There’s also the North American Breeding Bird Survey, taken during summer, that places recent growth at more than 12 percent a year for the U.S. and a whopping 37 percent per year in Illinois. An Illinois Audubon Society count last winter found 2,002 eagles — more than double the number of the birds counted here in 2016.
So how can Ingram justify his conclusion?
He relies on 57 years of midwinter bald eagle counts his organization has conducted along and around the Mississippi River from Wisconsin to southern Illinois. Some years, his volunteer counters reach as far south as Louisiana.
Uneven as the counts are, they show a drop of nearly 400 bald eagles, or 25 percent, from 2010 until last year’s survey through the region stretching from northern Wisconsin to southern Illinois. Ingram also is concerned about a drop in the counts of young eagles, known as “immatures.”
Experts who know of Ingram’s work treat it with respect but skepticism.
“I don’t question Terry’s numbers showing decline,” said Illinois Audubon Society Executive Director James Herkert. “The question for Terry would be what effort has been made to tease out weather and effort?

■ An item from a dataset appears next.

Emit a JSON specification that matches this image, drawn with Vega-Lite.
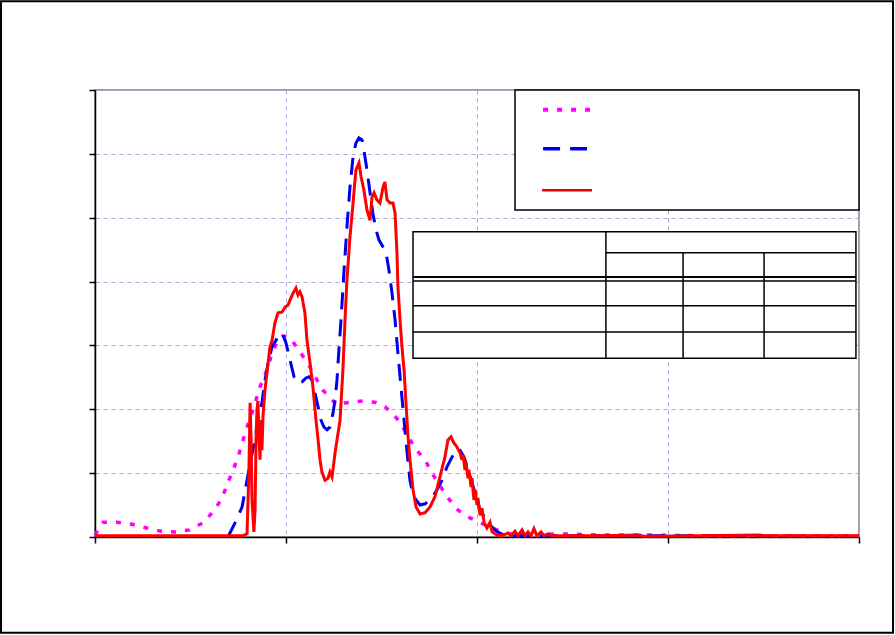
{
  "$schema": "https://vega.github.io/schema/vega-lite/v6.json",
  "width": 764,
  "height": 447,
  "autosize": {"type": "none"},
  "padding": {"left": 95, "top": 90, "right": 36, "bottom": 98},
  "background": "white",
  "config": {
    "view": {"stroke": "#808080", "strokeWidth": 1.5},
    "axis": {
      "labels": false,
      "domainColor": "black",
      "domainWidth": 1.5,
      "tickColor": "black",
      "tickSize": 6,
      "tickWidth": 1.5,
      "grid": true,
      "gridColor": "#a8a8dc",
      "gridDash": [4, 4],
      "gridWidth": 1
    }
  },
  "datasets": {
    "model": [
      {"x":0,"y":0.03},{"x":0.42,"y":0.23},{"x":1.15,"y":0.23},{"x":1.94,"y":0.2},{"x":2.72,"y":0.14},{"x":3.46,"y":0.09},{"x":4.19,"y":0.08},{"x":4.92,"y":0.11},{"x":5.65,"y":0.22},{"x":6.23,"y":0.41},{"x":6.65,"y":0.61},{"x":6.96,"y":0.85},{"x":7.23,"y":1.05},{"x":7.49,"y":1.25},{"x":7.7,"y":1.47},{"x":7.96,"y":1.72},{"x":8.27,"y":1.99},{"x":8.64,"y":2.35},{"x":9.01,"y":2.62},{"x":9.27,"y":2.88},{"x":9.53,"y":3.05},{"x":9.84,"y":3.15},{"x":10.21,"y":3.12},{"x":10.73,"y":2.9},{"x":11.26,"y":2.66},{"x":11.52,"y":2.51},{"x":11.94,"y":2.3},{"x":12.3,"y":2.18},{"x":12.67,"y":2.07},{"x":13.09,"y":2.1},{"x":14.03,"y":2.13},{"x":14.66,"y":2.11},{"x":15.18,"y":2.04},{"x":15.55,"y":1.94},{"x":15.97,"y":1.8},{"x":16.75,"y":1.39},{"x":17.28,"y":1.21},{"x":17.64,"y":1.0},{"x":18.48,"y":0.61},{"x":19.01,"y":0.42},{"x":19.63,"y":0.3},{"x":20.42,"y":0.19},{"x":21.05,"y":0.11},{"x":21.73,"y":0.05},{"x":22.77,"y":0.03},{"x":24.35,"y":0.05},{"x":26.44,"y":0.03},{"x":29.06,"y":0.03},{"x":31.68,"y":0.02},{"x":36.91,"y":0.02},{"x":40,"y":0.02}
    ],
    "simulation": [
      {"x":6.96,"y":0},{"x":7.33,"y":0.22},{"x":7.7,"y":0.47},{"x":7.96,"y":0.89},{"x":8.12,"y":1.16},{"x":8.38,"y":1.52},{"x":8.53,"y":1.83},{"x":8.74,"y":2.1},{"x":8.9,"y":2.46},{"x":9.06,"y":2.72},{"x":9.27,"y":2.98},{"x":9.48,"y":3.08},{"x":9.63,"y":3.19},{"x":9.84,"y":3.16},{"x":10.0,"y":3.04},{"x":10.21,"y":2.77},{"x":10.42,"y":2.51},{"x":10.63,"y":2.41},{"x":10.84,"y":2.43},{"x":11.05,"y":2.49},{"x":11.2,"y":2.51},{"x":11.36,"y":2.46},{"x":11.52,"y":2.25},{"x":11.68,"y":2.04},{"x":11.83,"y":1.83},{"x":11.99,"y":1.72},{"x":12.15,"y":1.68},{"x":12.3,"y":1.72},{"x":12.46,"y":1.94},{"x":12.57,"y":2.15},{"x":12.67,"y":2.46},{"x":12.77,"y":2.93},{"x":12.88,"y":3.4},{"x":13.04,"y":4.18},{"x":13.19,"y":4.85},{"x":13.35,"y":5.48},{"x":13.51,"y":5.95},{"x":13.66,"y":6.17},{"x":13.82,"y":6.25},{"x":13.98,"y":6.22},{"x":14.08,"y":6.06},{"x":14.24,"y":5.75},{"x":14.4,"y":5.39},{"x":14.55,"y":5.07},{"x":14.71,"y":4.81},{"x":14.87,"y":4.65},{"x":15.08,"y":4.54},{"x":15.24,"y":4.45},{"x":15.39,"y":4.18},{"x":15.55,"y":3.82},{"x":15.71,"y":3.4},{"x":15.86,"y":2.88},{"x":16.02,"y":2.35},{"x":16.18,"y":1.83},{"x":16.34,"y":1.32},{"x":16.49,"y":0.89},{"x":16.65,"y":0.66},{"x":16.81,"y":0.58},{"x":17.02,"y":0.5},{"x":17.28,"y":0.52},{"x":17.64,"y":0.61},{"x":17.91,"y":0.74},{"x":18.17,"y":0.89},{"x":18.43,"y":1.1},{"x":18.69,"y":1.25},{"x":18.9,"y":1.36},{"x":19.11,"y":1.36},{"x":19.32,"y":1.25},{"x":19.53,"y":1.05},{"x":19.74,"y":0.85},{"x":19.95,"y":0.63},{"x":20.16,"y":0.42},{"x":20.42,"y":0.3},{"x":20.68,"y":0.19},{"x":20.94,"y":0.11},{"x":21.2,"y":0.06},{"x":21.47,"y":0.02},{"x":23.82,"y":0.02},{"x":26.44,"y":0.02},{"x":31.68,"y":0.02},{"x":40,"y":0.01}
    ],
    "measurement": [
      {"x":0,"y":0.02},{"x":5.5,"y":0.02},{"x":7.75,"y":0.02},{"x":7.96,"y":0.05},{"x":8.06,"y":1.05},{"x":8.12,"y":2.1},{"x":8.17,"y":1.52},{"x":8.22,"y":0.58},{"x":8.32,"y":0.08},{"x":8.38,"y":0.42},{"x":8.43,"y":1.52},{"x":8.48,"y":1.99},{"x":8.53,"y":2.13},{"x":8.59,"y":1.52},{"x":8.64,"y":1.21},{"x":8.69,"y":1.83},{"x":8.74,"y":1.36},{"x":8.8,"y":1.91},{"x":8.9,"y":2.3},{"x":9.06,"y":2.72},{"x":9.16,"y":2.98},{"x":9.27,"y":3.08},{"x":9.42,"y":3.35},{"x":9.58,"y":3.51},{"x":9.79,"y":3.52},{"x":9.95,"y":3.6},{"x":10.1,"y":3.63},{"x":10.21,"y":3.71},{"x":10.37,"y":3.82},{"x":10.52,"y":3.9},{"x":10.63,"y":3.79},{"x":10.73,"y":3.84},{"x":10.84,"y":3.76},{"x":10.99,"y":3.51},{"x":11.1,"y":3.08},{"x":11.26,"y":2.72},{"x":11.41,"y":2.35},{"x":11.57,"y":1.83},{"x":11.68,"y":1.52},{"x":11.78,"y":1.21},{"x":11.88,"y":1.02},{"x":12.04,"y":0.89},{"x":12.2,"y":0.92},{"x":12.3,"y":1.02},{"x":12.41,"y":0.94},{"x":12.57,"y":1.32},{"x":12.67,"y":1.52},{"x":12.83,"y":1.83},{"x":12.98,"y":2.62},{"x":13.09,"y":3.4},{"x":13.19,"y":4.02},{"x":13.35,"y":4.7},{"x":13.51,"y":5.23},{"x":13.66,"y":5.75},{"x":13.82,"y":5.86},{"x":13.93,"y":5.64},{"x":14.08,"y":5.43},{"x":14.24,"y":5.12},{"x":14.4,"y":4.96},{"x":14.5,"y":5.32},{"x":14.61,"y":5.39},{"x":14.76,"y":5.28},{"x":14.92,"y":5.23},{"x":15.08,"y":5.48},{"x":15.18,"y":5.56},{"x":15.29,"y":5.28},{"x":15.45,"y":5.23},{"x":15.6,"y":5.23},{"x":15.71,"y":5.07},{"x":15.81,"y":4.45},{"x":15.86,"y":3.92},{"x":15.97,"y":3.4},{"x":16.07,"y":2.98},{"x":16.18,"y":2.62},{"x":16.28,"y":2.1},{"x":16.39,"y":1.57},{"x":16.49,"y":1.21},{"x":16.65,"y":0.74},{"x":16.81,"y":0.47},{"x":17.02,"y":0.36},{"x":17.28,"y":0.38},{"x":17.54,"y":0.47},{"x":17.8,"y":0.63},{"x":18.06,"y":0.94},{"x":18.32,"y":1.25},{"x":18.48,"y":1.52},{"x":18.64,"y":1.57},{"x":18.8,"y":1.47},{"x":18.95,"y":1.41},{"x":19.11,"y":1.32},{"x":19.21,"y":1.21},{"x":19.27,"y":1.29},{"x":19.37,"y":1.05},{"x":19.42,"y":1.17},{"x":19.53,"y":0.92},{"x":19.58,"y":1.05},{"x":19.69,"y":0.78},{"x":19.74,"y":0.92},{"x":19.84,"y":0.58},{"x":19.9,"y":0.74},{"x":20.0,"y":0.5},{"x":20.05,"y":0.61},{"x":20.16,"y":0.34},{"x":20.26,"y":0.45},{"x":20.37,"y":0.23},{"x":20.52,"y":0.14},{"x":20.68,"y":0.23},{"x":20.79,"y":0.08},{"x":21.05,"y":0.03},{"x":21.31,"y":0.02},{"x":21.62,"y":0.06},{"x":21.78,"y":0.02},{"x":21.99,"y":0.09},{"x":22.15,"y":0.02},{"x":22.36,"y":0.11},{"x":22.51,"y":0.02},{"x":22.67,"y":0.08},{"x":22.83,"y":0.02},{"x":22.98,"y":0.13},{"x":23.14,"y":0.02},{"x":23.35,"y":0.08},{"x":23.51,"y":0.02},{"x":23.72,"y":0.05},{"x":23.93,"y":0.02},{"x":26.44,"y":0.02},{"x":28.53,"y":0.03},{"x":28.69,"y":0.01},{"x":31.68,"y":0.02},{"x":34.82,"y":0.03},{"x":34.97,"y":0.02},{"x":40,"y":0.02}
    ]
  },
  "layer": [
    {
      "data": {"name": "model"},
      "mark": {"type": "line", "color": "#ff00ff", "strokeWidth": 3.5, "strokeDash": [5, 9], "strokeCap": "butt"},
      "encoding": {
        "x": {"field": "x", "type": "quantitative", "title": null, "scale": {"domain": [0, 40], "nice": false, "zero": false},
              "axis": {"values": [0, 10, 20, 30, 40], "title": null, "labels": false}},
        "y": {"field": "y", "type": "quantitative", "title": null, "scale": {"domain": [0, 7], "nice": false},
              "axis": {"values": [0, 1, 2, 3, 4, 5, 6, 7], "title": null, "labels": false}}
      }
    },
    {
      "data": {"name": "simulation"},
      "mark": {"type": "line", "color": "#0000f0", "strokeWidth": 3, "strokeDash": [17, 10], "strokeCap": "butt"},
      "encoding": {
        "x": {"field": "x", "type": "quantitative", "title": null},
        "y": {"field": "y", "type": "quantitative", "title": null}
      }
    },
    {
      "data": {"name": "measurement"},
      "mark": {"type": "line", "color": "#ff0000", "strokeWidth": 3},
      "encoding": {
        "x": {"field": "x", "type": "quantitative", "title": null},
        "y": {"field": "y", "type": "quantitative", "title": null}
      }
    },
    {
      "data": {"values": [{}]},
      "mark": {"type": "rect", "fill": "white", "stroke": "black", "strokeWidth": 1.5},
      "encoding": {
        "x": {"datum": 21.99, "type": "quantitative", "title": null},
        "x2": {"datum": 40},
        "y": {"datum": 7, "type": "quantitative", "title": null},
        "y2": {"datum": 5.12}
      }
    },
    {
      "data": {"values": [{}]},
      "mark": {"type": "rule", "color": "#ff00ff", "strokeWidth": 4, "strokeDash": [5, 9], "strokeCap": "butt"},
      "encoding": {
        "x": {"datum": 23.46, "type": "quantitative", "title": null},
        "x2": {"datum": 26.1},
        "y": {"datum": 6.69, "type": "quantitative", "title": null}
      }
    },
    {
      "data": {"values": [{}]},
      "mark": {"type": "rule", "color": "#0000f0", "strokeWidth": 3.5, "strokeDash": [17, 10], "strokeCap": "butt"},
      "encoding": {
        "x": {"datum": 23.46, "type": "quantitative", "title": null},
        "x2": {"datum": 25.76},
        "y": {"datum": 6.08, "type": "quantitative", "title": null}
      }
    },
    {
      "data": {"values": [{}]},
      "mark": {"type": "rule", "color": "#e00000", "strokeWidth": 2.5},
      "encoding": {
        "x": {"datum": 23.41, "type": "quantitative", "title": null},
        "x2": {"datum": 26.02},
        "y": {"datum": 5.43, "type": "quantitative", "title": null}
      }
    },
    {
      "data": {"values": [{}]},
      "mark": {"type": "rect", "fill": "white", "stroke": "black", "strokeWidth": 1.5},
      "encoding": {
        "x": {"datum": 16.65, "type": "quantitative", "title": null},
        "x2": {"datum": 39.84},
        "y": {"datum": 4.78, "type": "quantitative", "title": null},
        "y2": {"datum": 2.8}
      }
    },
    {
      "data": {"values": [{}]},
      "mark": {"type": "rule", "color": "black", "strokeWidth": 1.5},
      "encoding": {
        "x": {"datum": 26.75, "type": "quantitative", "title": null},
        "y": {"datum": 4.78, "type": "quantitative", "title": null},
        "y2": {"datum": 2.8}
      }
    },
    {
      "data": {"values": [{}]},
      "mark": {"type": "rule", "color": "black", "strokeWidth": 1.5},
      "encoding": {
        "x": {"datum": 26.75, "type": "quantitative", "title": null},
        "x2": {"datum": 39.84},
        "y": {"datum": 4.45, "type": "quantitative", "title": null}
      }
    },
    {
      "data": {"values": [{}]},
      "mark": {"type": "rule", "color": "black", "strokeWidth": 1.5},
      "encoding": {
        "x": {"datum": 30.79, "type": "quantitative", "title": null},
        "y": {"datum": 4.45, "type": "quantitative", "title": null},
        "y2": {"datum": 2.8}
      }
    },
    {
      "data": {"values": [{}]},
      "mark": {"type": "rule", "color": "black", "strokeWidth": 1.5},
      "encoding": {
        "x": {"datum": 35.03, "type": "quantitative", "title": null},
        "y": {"datum": 4.45, "type": "quantitative", "title": null},
        "y2": {"datum": 2.8}
      }
    },
    {
      "data": {"values": [{}]},
      "mark": {"type": "rule", "color": "black", "strokeWidth": 2},
      "encoding": {
        "x": {"datum": 16.65, "type": "quantitative", "title": null},
        "x2": {"datum": 39.84},
        "y": {"datum": 4.07, "type": "quantitative", "title": null}
      }
    },
    {
      "data": {"values": [{}]},
      "mark": {"type": "rule", "color": "black", "strokeWidth": 1.5},
      "encoding": {
        "x": {"datum": 16.65, "type": "quantitative", "title": null},
        "x2": {"datum": 39.84},
        "y": {"datum": 4.01, "type": "quantitative", "title": null}
      }
    },
    {
      "data": {"values": [{}]},
      "mark": {"type": "rule", "color": "black", "strokeWidth": 1.5},
      "encoding": {
        "x": {"datum": 16.65, "type": "quantitative", "title": null},
        "x2": {"datum": 39.84},
        "y": {"datum": 3.62, "type": "quantitative", "title": null}
      }
    },
    {
      "data": {"values": [{}]},
      "mark": {"type": "rule", "color": "black", "strokeWidth": 1.5},
      "encoding": {
        "x": {"datum": 16.65, "type": "quantitative", "title": null},
        "x2": {"datum": 39.84},
        "y": {"datum": 3.21, "type": "quantitative", "title": null}
      }
    },
    {
      "data": {"values": [{}]},
      "mark": {"type": "rect", "fill": null, "stroke": "black", "strokeWidth": 2, "clip": false},
      "encoding": {
        "x": {"datum": -4.92, "type": "quantitative", "title": null},
        "x2": {"datum": 41.78},
        "y": {"datum": 8.39, "type": "quantitative", "title": null},
        "y2": {"datum": -1.5}
      }
    }
  ]
}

How deep did they go in their analysis?”
Counting birds can be extremely complicated. Duplication is a serious concern, particularly in sweeping endeavors like regional or national bald eagle counts in unpredictable winter conditions. So is the experience and commitment of the person counting the birds.
Bald eagles are especially challenging. The easily spooked birds can fly 75 mph. Experts say a 10-mile trip is relatively common, and they have been known to fly as far as 200 miles in a day.
Those factors — as well as climate change, winter weather variances from year to year, abundance of prey and the distance the birds have to fly south to find open, unfrozen water — make every winter count vary wildly.
“For this reason, it is virtually impossible to tell if downward trends in winter counts are due to declines in bald eagle population size or due to shifts in distribution in response to warmer winters,” said Brian Millsap, national raptor coordinator for the Fish and Wildlife Service. Several studies show that warmer winters are prompting many raptors to shift their winter distribution, he added.
Midwinter surveys of the Eagle Nature Foundation and Illinois Audubon Society show those wide swings. In 2008, for example, the foundation’s total bald eagle count was 4,052. The next year that number dropped to 2,830. The society’s midwinter count reached an all-time high of 5,597 in 2014. Two years later, it was 946.
“We do not believe that trends in counts of wintering bald eagles indicate overall populations are declining,” Millsap said.
Ingram’s main criticism is that the conventional counts go on for two weeks, which allows for widespread duplication. His organization’s counts run for two hours on one day, usually around Jan. 26.
But Wade Eakle, a U.S. Army Corps of Engineers ecologist in San Francisco, said many raptor count researchers know that a certain percentage of individual birds are counted more than once. In response, the counts include “appropriate analytical methods,” such as an eagle-observed-per-hour format, to reconcile the results.
Still, curious signs are out there: A 2015 Journal of Raptor Research article noted that the increase in bald eagle counts has slowed to less than 1 percent in recent years, and that the number of eagles in Arizona, Colorado, Nebraska and Texas is declining.
In addition, Ingram’s theory for why the eagle counts are dropping is that glyphosate, the active ingredient in a widely used pesticide, is making its way through the food chain. The U.S. Environmental Protection Agency’s ecological risk assessment on the compound, released in December, “indicates that there is potential for effects on birds, mammals and terrestrial and aquatic plants.”
And, although eagles are on “a great trend right now,” Illinois Audubon Society’s Herkert said, “the counter to that is that there is a truckload of pesticides out there now. I do have a little bit of concern that we’re not on a great environmental trajectory right now.”